The Russian hackers also appeared to be playing around with the industrial system controls more than executing a targeted scheme, not always sure of what the inputs they were manipulating would do. This may suggest an opportunistic follow-on after more recent and more serious attacks by Chinese and Iranian APT groups of this nature on critical infrastructure were disclosed to the public. Instead of looking to cause real damage, the hackers are essentially just looking to expose the troubled state of critical infrastructure security in rival nations and ongoing failure to shore up defenses.

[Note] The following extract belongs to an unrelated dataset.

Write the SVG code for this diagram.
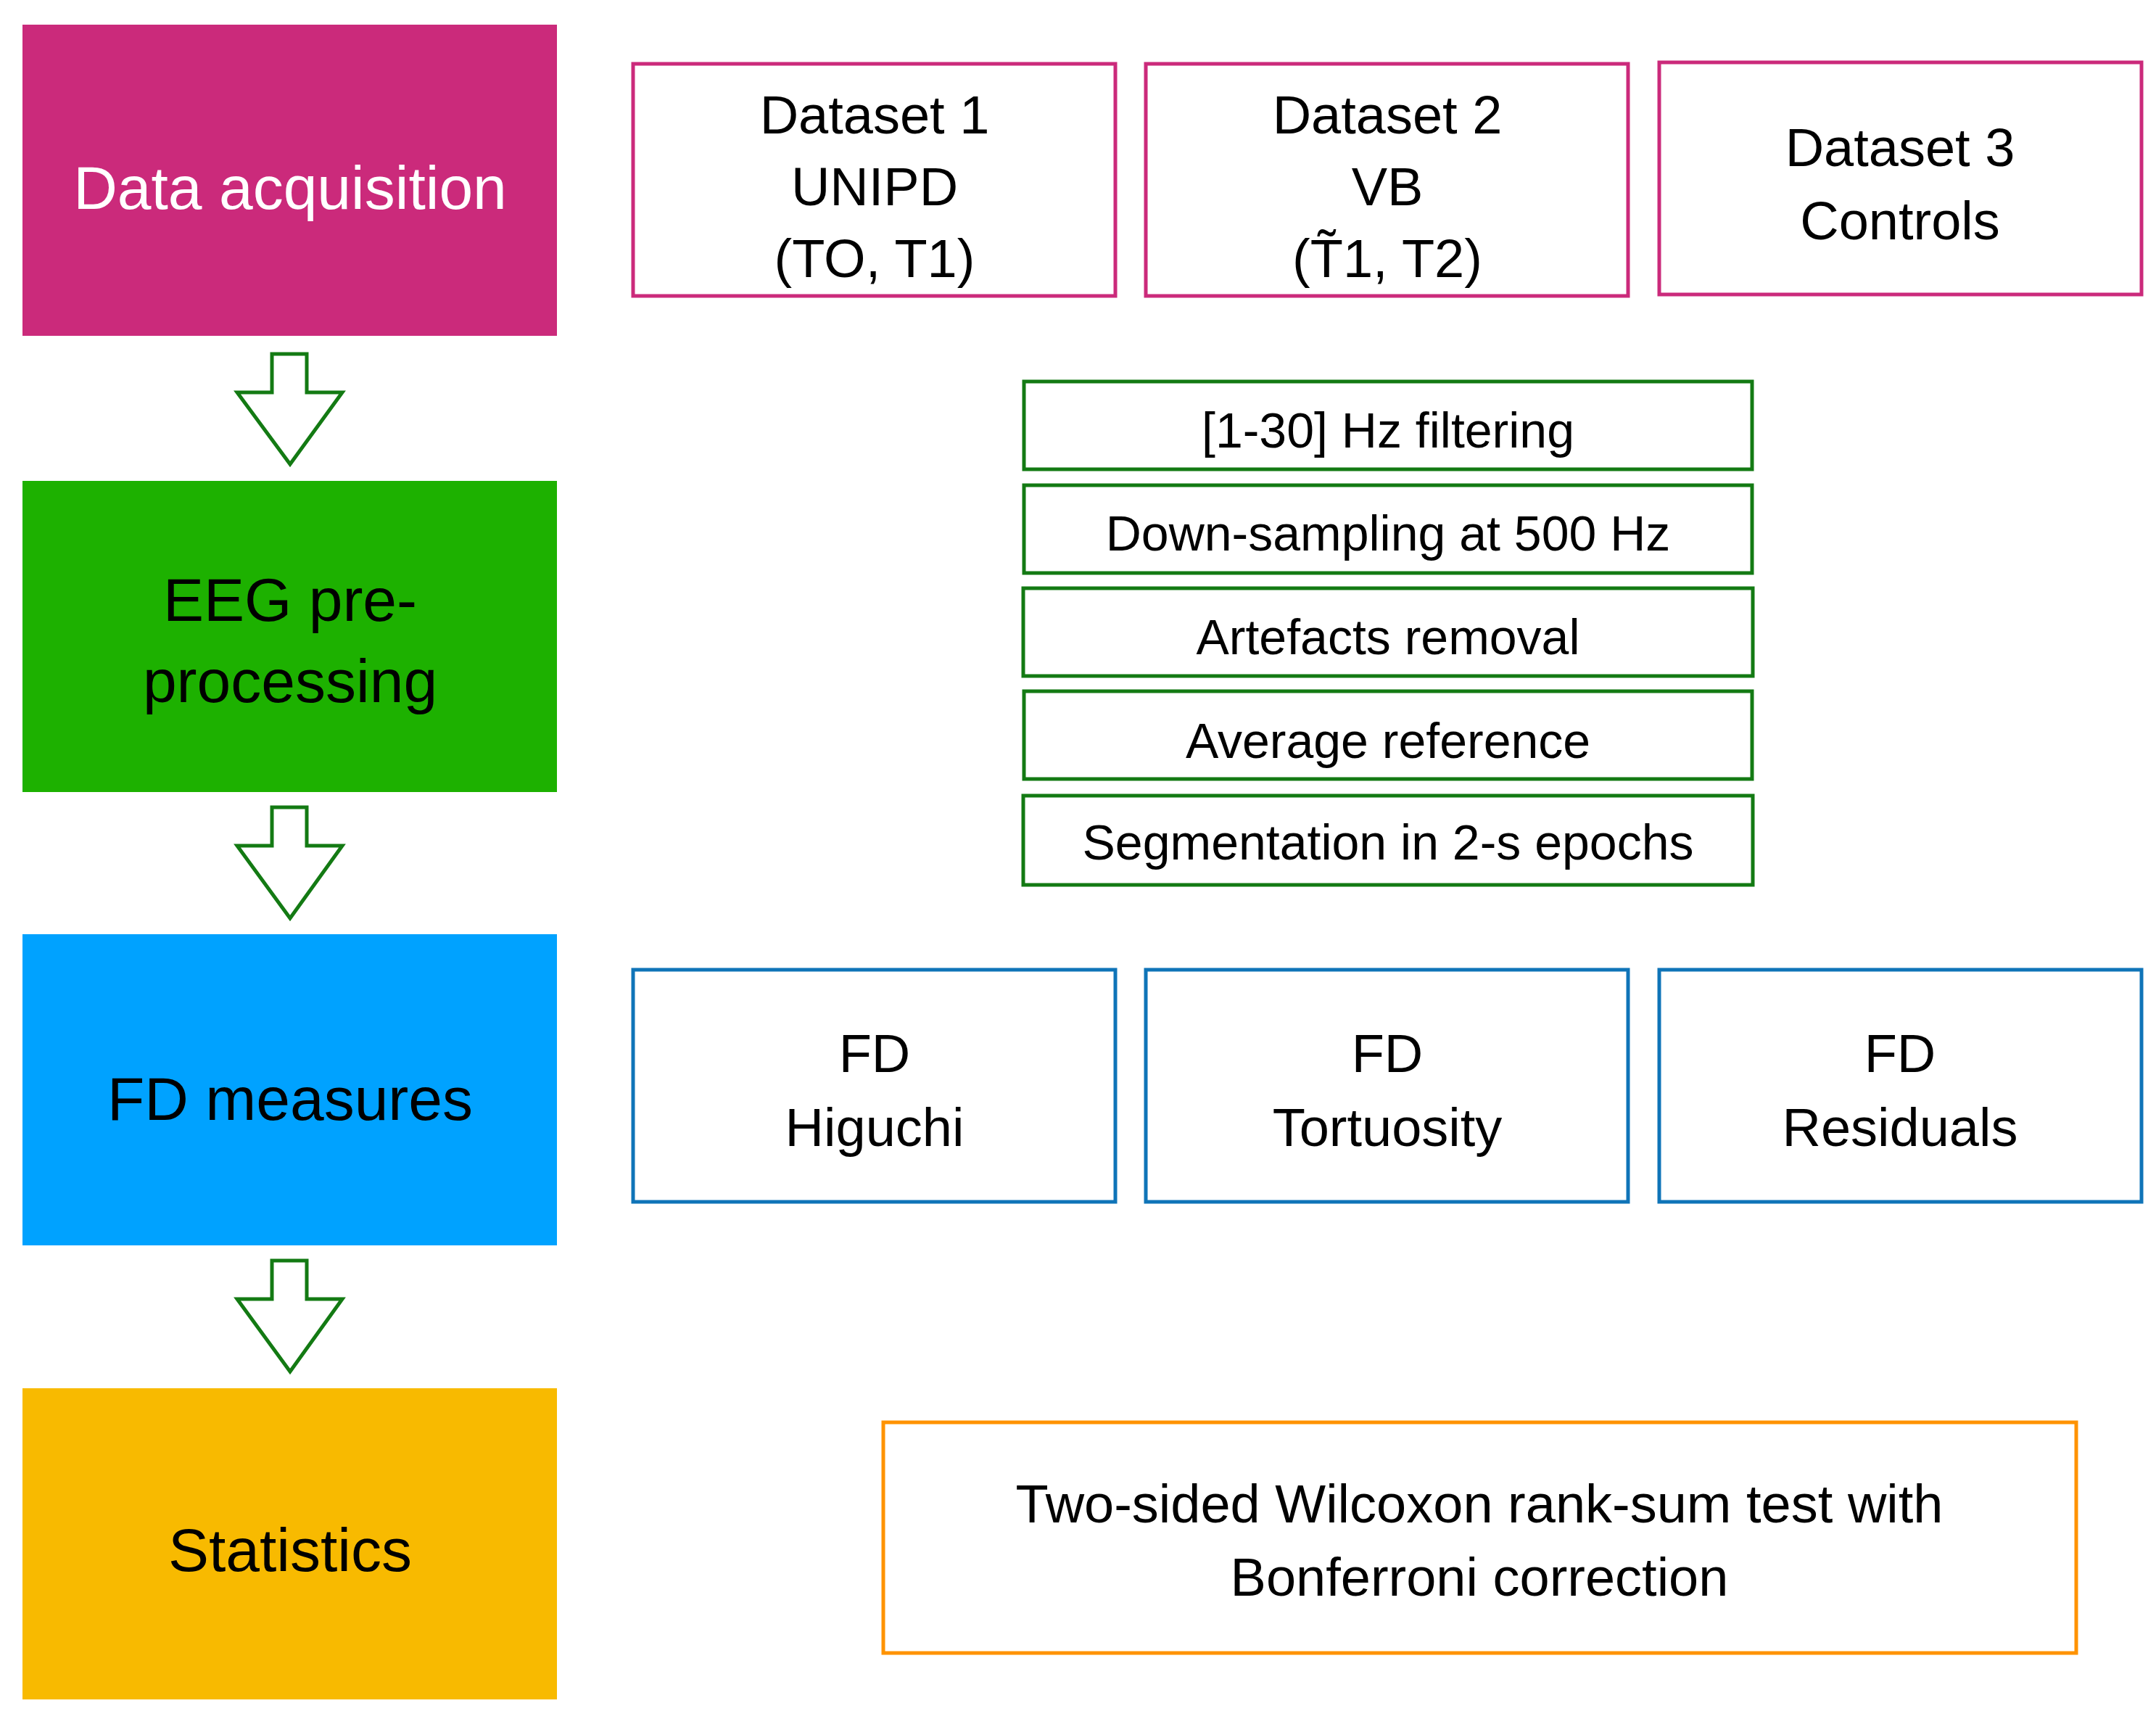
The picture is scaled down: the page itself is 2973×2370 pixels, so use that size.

Russian hackers follow China and Iran into foreign water utilities
The small town of Muleshoe in north Texas was the site of the January incident, in which the Russian hackers simply caused a tank to overflow. The incident was contained with a switch to manual operations, which reportedly took local workers about 30 to 45 minutes. Two other Texas towns that are not far away from Muleshoe reported failed attempts to hack SCADA systems used to control other water treatment plants at about the same time.
There are enough layers of obfuscation between the Russian hackers and the GRU (and the damage was minimal enough) that this won’t cause an international incident, though it does appear to be a possible escalation in how far foreign intelligence agencies are willing to go in causing physical damage.
At the US end, the incident highlights bureaucratic and budget issues that are keeping smaller municipalities from having even a basic level of cybersecurity protection. The Biden administration has rolled out some grant and loan programs to address this issue, but many utility companies are still uncovered and may find they have to sacrifice a great deal of convenience to keep foreign adversaries at bay.